* What to work on *
Copy the listing verbatim, excluding any images found in it.

━━━━━━━━━━━━━━━━━━━━

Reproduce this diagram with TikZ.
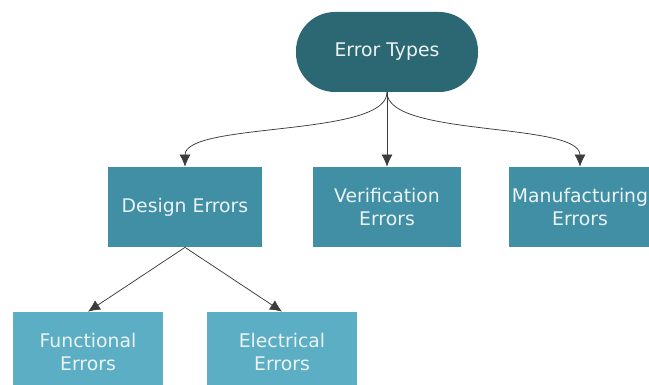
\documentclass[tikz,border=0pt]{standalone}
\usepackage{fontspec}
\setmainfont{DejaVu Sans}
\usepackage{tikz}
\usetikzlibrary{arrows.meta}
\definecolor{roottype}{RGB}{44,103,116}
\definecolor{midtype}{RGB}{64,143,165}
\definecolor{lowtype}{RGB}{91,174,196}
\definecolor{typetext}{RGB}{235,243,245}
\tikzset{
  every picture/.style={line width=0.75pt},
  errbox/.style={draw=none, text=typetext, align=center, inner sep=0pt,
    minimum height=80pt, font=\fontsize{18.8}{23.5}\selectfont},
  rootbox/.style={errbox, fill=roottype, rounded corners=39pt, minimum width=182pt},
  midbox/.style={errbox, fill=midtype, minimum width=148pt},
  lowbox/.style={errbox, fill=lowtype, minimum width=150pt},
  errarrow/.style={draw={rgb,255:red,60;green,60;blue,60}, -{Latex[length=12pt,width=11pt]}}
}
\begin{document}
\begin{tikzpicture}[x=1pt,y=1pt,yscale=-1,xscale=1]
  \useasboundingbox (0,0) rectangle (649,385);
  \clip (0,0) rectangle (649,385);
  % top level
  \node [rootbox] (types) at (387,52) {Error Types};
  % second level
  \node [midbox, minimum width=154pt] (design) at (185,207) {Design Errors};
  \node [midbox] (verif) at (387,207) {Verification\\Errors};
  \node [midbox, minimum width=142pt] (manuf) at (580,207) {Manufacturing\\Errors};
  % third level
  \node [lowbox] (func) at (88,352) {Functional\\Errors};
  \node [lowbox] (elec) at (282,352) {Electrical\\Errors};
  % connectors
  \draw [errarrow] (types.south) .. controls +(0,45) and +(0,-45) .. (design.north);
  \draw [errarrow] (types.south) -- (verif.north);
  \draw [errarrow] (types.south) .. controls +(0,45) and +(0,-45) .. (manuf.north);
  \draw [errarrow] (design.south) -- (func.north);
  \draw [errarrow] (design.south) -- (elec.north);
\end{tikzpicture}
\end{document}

━━━━━━━━━━━━━━━━━━━━

* Answer to this task *
Reproduce this diagram with TikZ.
\documentclass[tikz,border=0pt]{standalone}
\usepackage{fontspec}
\setmainfont{DejaVu Sans}
\usepackage{tikz}
\usetikzlibrary{arrows.meta}
\definecolor{roottype}{RGB}{44,103,116}
\definecolor{midtype}{RGB}{64,143,165}
\definecolor{lowtype}{RGB}{91,174,196}
\definecolor{typetext}{RGB}{235,243,245}
\tikzset{
  every picture/.style={line width=0.75pt},
  errbox/.style={draw=none, text=typetext, align=center, inner sep=0pt,
    minimum height=80pt, font=\fontsize{18.8}{23.5}\selectfont},
  rootbox/.style={errbox, fill=roottype, rounded corners=39pt, minimum width=182pt},
  midbox/.style={errbox, fill=midtype, minimum width=148pt},
  lowbox/.style={errbox, fill=lowtype, minimum width=150pt},
  errarrow/.style={draw={rgb,255:red,60;green,60;blue,60}, -{Latex[length=12pt,width=11pt]}}
}
\begin{document}
\begin{tikzpicture}[x=1pt,y=1pt,yscale=-1,xscale=1]
  \useasboundingbox (0,0) rectangle (649,385);
  \clip (0,0) rectangle (649,385);
  % top level
  \node [rootbox] (types) at (387,52) {Error Types};
  % second level
  \node [midbox, minimum width=154pt] (design) at (185,207) {Design Errors};
  \node [midbox] (verif) at (387,207) {Verification\\Errors};
  \node [midbox, minimum width=142pt] (manuf) at (580,207) {Manufacturing\\Errors};
  % third level
  \node [lowbox] (func) at (88,352) {Functional\\Errors};
  \node [lowbox] (elec) at (282,352) {Electrical\\Errors};
  % connectors
  \draw [errarrow] (types.south) .. controls +(0,45) and +(0,-45) .. (design.north);
  \draw [errarrow] (types.south) -- (verif.north);
  \draw [errarrow] (types.south) .. controls +(0,45) and +(0,-45) .. (manuf.north);
  \draw [errarrow] (design.south) -- (func.north);
  \draw [errarrow] (design.south) -- (elec.north);
\end{tikzpicture}
\end{document}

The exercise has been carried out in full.